● TASK GOAL
Reproduce each line of the material exactly, minus any picture.

════════════════════

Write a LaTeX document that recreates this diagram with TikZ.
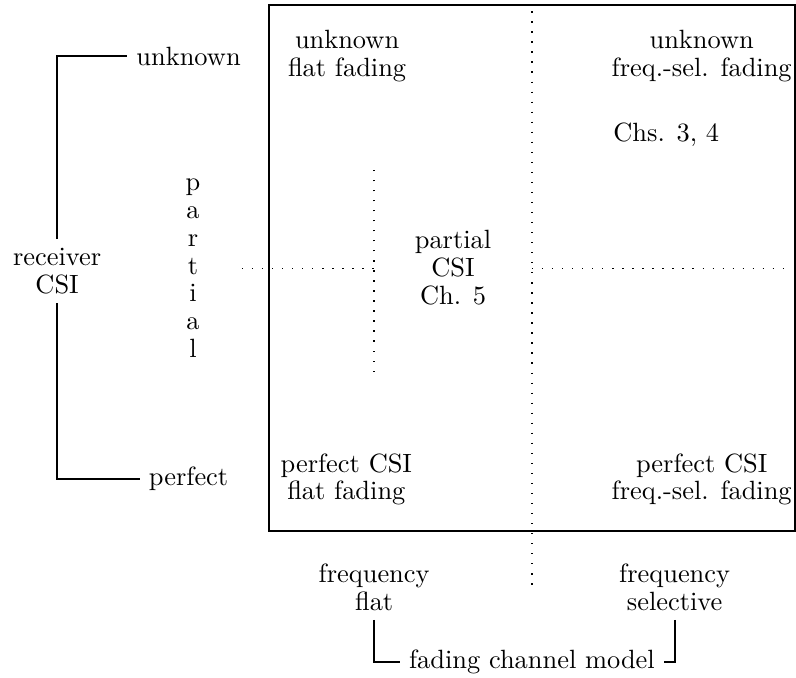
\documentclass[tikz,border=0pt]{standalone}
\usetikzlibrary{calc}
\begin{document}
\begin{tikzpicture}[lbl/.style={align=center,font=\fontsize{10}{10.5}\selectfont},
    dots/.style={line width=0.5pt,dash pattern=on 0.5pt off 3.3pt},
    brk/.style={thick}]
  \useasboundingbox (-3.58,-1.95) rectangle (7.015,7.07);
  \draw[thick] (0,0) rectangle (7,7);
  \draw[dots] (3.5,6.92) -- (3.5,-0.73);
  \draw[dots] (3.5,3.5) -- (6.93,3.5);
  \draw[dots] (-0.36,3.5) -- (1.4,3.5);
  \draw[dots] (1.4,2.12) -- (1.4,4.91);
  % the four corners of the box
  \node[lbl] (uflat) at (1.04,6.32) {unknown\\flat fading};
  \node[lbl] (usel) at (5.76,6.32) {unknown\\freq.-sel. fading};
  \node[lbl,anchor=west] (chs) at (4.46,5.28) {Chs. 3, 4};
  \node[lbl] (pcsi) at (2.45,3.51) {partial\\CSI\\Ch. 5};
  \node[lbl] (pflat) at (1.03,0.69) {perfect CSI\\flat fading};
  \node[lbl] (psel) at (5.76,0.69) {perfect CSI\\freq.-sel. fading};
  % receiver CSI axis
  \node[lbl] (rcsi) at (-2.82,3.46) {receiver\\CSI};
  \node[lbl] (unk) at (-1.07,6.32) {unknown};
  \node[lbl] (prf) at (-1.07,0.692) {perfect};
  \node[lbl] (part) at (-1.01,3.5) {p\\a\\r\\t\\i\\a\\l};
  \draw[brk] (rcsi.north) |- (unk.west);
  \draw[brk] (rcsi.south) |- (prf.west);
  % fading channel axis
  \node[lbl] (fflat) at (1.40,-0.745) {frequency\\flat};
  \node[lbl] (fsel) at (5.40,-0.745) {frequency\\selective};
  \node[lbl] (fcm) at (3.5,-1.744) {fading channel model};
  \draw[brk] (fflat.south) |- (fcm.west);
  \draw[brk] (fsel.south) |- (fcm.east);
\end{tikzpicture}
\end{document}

════════════════════

● COMPLETE ANSWER
Write a LaTeX document that recreates this diagram with TikZ.
\documentclass[tikz,border=0pt]{standalone}
\usetikzlibrary{calc}
\begin{document}
\begin{tikzpicture}[lbl/.style={align=center,font=\fontsize{10}{10.5}\selectfont},
    dots/.style={line width=0.5pt,dash pattern=on 0.5pt off 3.3pt},
    brk/.style={thick}]
  \useasboundingbox (-3.58,-1.95) rectangle (7.015,7.07);
  \draw[thick] (0,0) rectangle (7,7);
  \draw[dots] (3.5,6.92) -- (3.5,-0.73);
  \draw[dots] (3.5,3.5) -- (6.93,3.5);
  \draw[dots] (-0.36,3.5) -- (1.4,3.5);
  \draw[dots] (1.4,2.12) -- (1.4,4.91);
  % the four corners of the box
  \node[lbl] (uflat) at (1.04,6.32) {unknown\\flat fading};
  \node[lbl] (usel) at (5.76,6.32) {unknown\\freq.-sel. fading};
  \node[lbl,anchor=west] (chs) at (4.46,5.28) {Chs. 3, 4};
  \node[lbl] (pcsi) at (2.45,3.51) {partial\\CSI\\Ch. 5};
  \node[lbl] (pflat) at (1.03,0.69) {perfect CSI\\flat fading};
  \node[lbl] (psel) at (5.76,0.69) {perfect CSI\\freq.-sel. fading};
  % receiver CSI axis
  \node[lbl] (rcsi) at (-2.82,3.46) {receiver\\CSI};
  \node[lbl] (unk) at (-1.07,6.32) {unknown};
  \node[lbl] (prf) at (-1.07,0.692) {perfect};
  \node[lbl] (part) at (-1.01,3.5) {p\\a\\r\\t\\i\\a\\l};
  \draw[brk] (rcsi.north) |- (unk.west);
  \draw[brk] (rcsi.south) |- (prf.west);
  % fading channel axis
  \node[lbl] (fflat) at (1.40,-0.745) {frequency\\flat};
  \node[lbl] (fsel) at (5.40,-0.745) {frequency\\selective};
  \node[lbl] (fcm) at (3.5,-1.744) {fading channel model};
  \draw[brk] (fflat.south) |- (fcm.west);
  \draw[brk] (fsel.south) |- (fcm.east);
\end{tikzpicture}
\end{document}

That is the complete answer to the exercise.